Then A Newcomer, Waller Helped End Union-Ticket Idea

TRADITION RECALLED A DEBATE

Then A Newcomer,

Waller Helped End

Union-Ticket Idea

Bill Waller holds up a copy of the Jan. 25, 1978, Freeman’s Journal that reported on the end of the “Union Ticket,” which limited competition among political parties in the Village of Cooperstown for 58 years. (Jim Kevlin/AllOTSEGO.com)

By JIM KEVLIN • Special to www.AllOTSEGO.com

COOPERSTOWN – It’s been 42 years, but the idea of the “Union Ticket,” and the community amity it suggests, lives on.

It was the subject of a lively debate last Thursday, March 5, at the League of Women Voters’ Candidate Night – three candidates are running for two trustee seats.

Roger MacMillan asked the first question at last Thursday’s Meet the Candidates Night: Do candidate favor returning to the non-partisan “Unity Ticket” elections of yore.
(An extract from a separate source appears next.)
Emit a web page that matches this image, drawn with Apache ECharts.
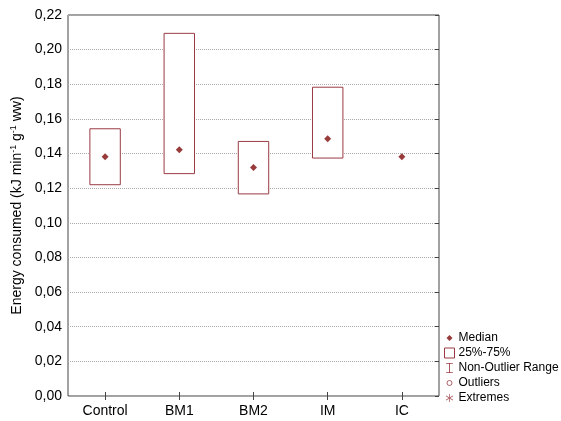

Sitting are Steve Mahlum, foreground, and Richard Blabey.

Early in the evening, Dr. Roger MacMillan, the retired Bassett physician, asked the panel’s opinion on the Union Ticket, adding, “It was wonderful.”

While saying Village Board decisions should be decided in a non-partisan way, Trustee candidate Joe Membrino said, “I’m a supporter of two parties.  Parties are formed around ideas and ideals.”  The other Democratic incumbent, MacGuire Benton agreed.

Said Republican candidate Mary Margaret Robbins Sohns, “We have to come together and work together.”

Listening in the audience was Bill Waller, husband of  Carol B. Waller, whose mayoralty, he said in an interview the following day, grew out of the end of the Union Ticket.

And he claimed some authorship.  The Wallers moved up from Long Island to Cooperstown in 1971, when her dad, future county Rep. Charlie Bateman, bought Mohican Flowers.

Six years later, at the invitation of Tom Malone, then owner of The Pratt Hotel, Bill Waller attended an annual Republican caucus, and was disappointed that only seven people showed up.

It was explained to him that, under the Union Ticket arrangement, village Republicans would name the mayoral candidate one year, then two years later the Democrats would do so.  If there were two trustee positions open, the GOP would name one trustee; the Democrats, the other.

The system had been in effect since 1920.

“I believed the best thing was to get people who wanted the position, rather than people who were appointed to the position,” Waller said.  “The best way to get people who wanted the position was for them to campaign for it.”

He brought Malone over to his point of view.

Malone then hosted a meeting of a dozen like-minded Republicans at his Susquehanna Avenue home, and over the next several months they wrote a platform, built a phone bank to get out the party faithful, and generally organized the party to contest elections.

 “The first of December,” he recalled, “we began a campaign to get people to attend the caucus.  We called people up.  We talked to them on the street.”

Malone’s Pratt was the Republican gathering place.  The Pioneer Grill (now Cooley’s) was the Democratic hangout.

“At the time,” Waller said, “the Republicans were branded as the progressives.  We were breaking with the conservatives.”

It all came to a head on Monday, Jan. 23, 1978, when both parties scheduled their caucuses, according to that week’s Freeman’s Journal.

From seven the year before, 54 Republicans gathered in the third-floor ballroom, and a lively debate ensued.  The newspaper quoted Robert Daly declaring, “Good government is decided by opposition.

Alva Welch made the motion to withdraw from the Union Ticket.  Dr. Emery Hermann seconded it.  The vote was 27-20, passing the motion. The news was carried downstairs to the Democrats, who were still considering a similar motion.

That was “unfair to this caucus,” declared the village Democratic chairman, Stu Taugher.  “Please vote as you would have voted before.”

The Democratic tally was 16-12 in favor of the status quo.  But the Union Ticket, which required both parties to agree, was dead.

“I hate to see 58 years of excellent history go down in one strike,” lamented Taugher.  “I don’t believe the new system will be a success.”

The Republicans the nominated Bill Zoeller for mayor, and William Ronk and Jim Brophy as trustees.

The Democrats nominated former mayor Gerry Clark for another term.  Arnold Staffin and Toby Tighe were nominated for trustee.  That March, the Democratic slate was elected.

“We lost for the first few years,” said Waller.  “A lot of dyed-in-the-wool Republicans were very upset we didn’t win.  We’d come up with a strategy and didn’t win.”

Still, he said, “the end result: They got more people involved with the selection of who wanted to run.  It made the candidates articulate their positions, rather than just be appointed.”
And things started to change. “I think we elected a trustee first,” Waller said. “Then we took control of the board.”  Republicans supported the first female trustee, Dutchie Lewis.

And, in 2000, Carol – Bill’s wife – ran for mayor as a Republican, and won.  “That solidified it,” Waller said.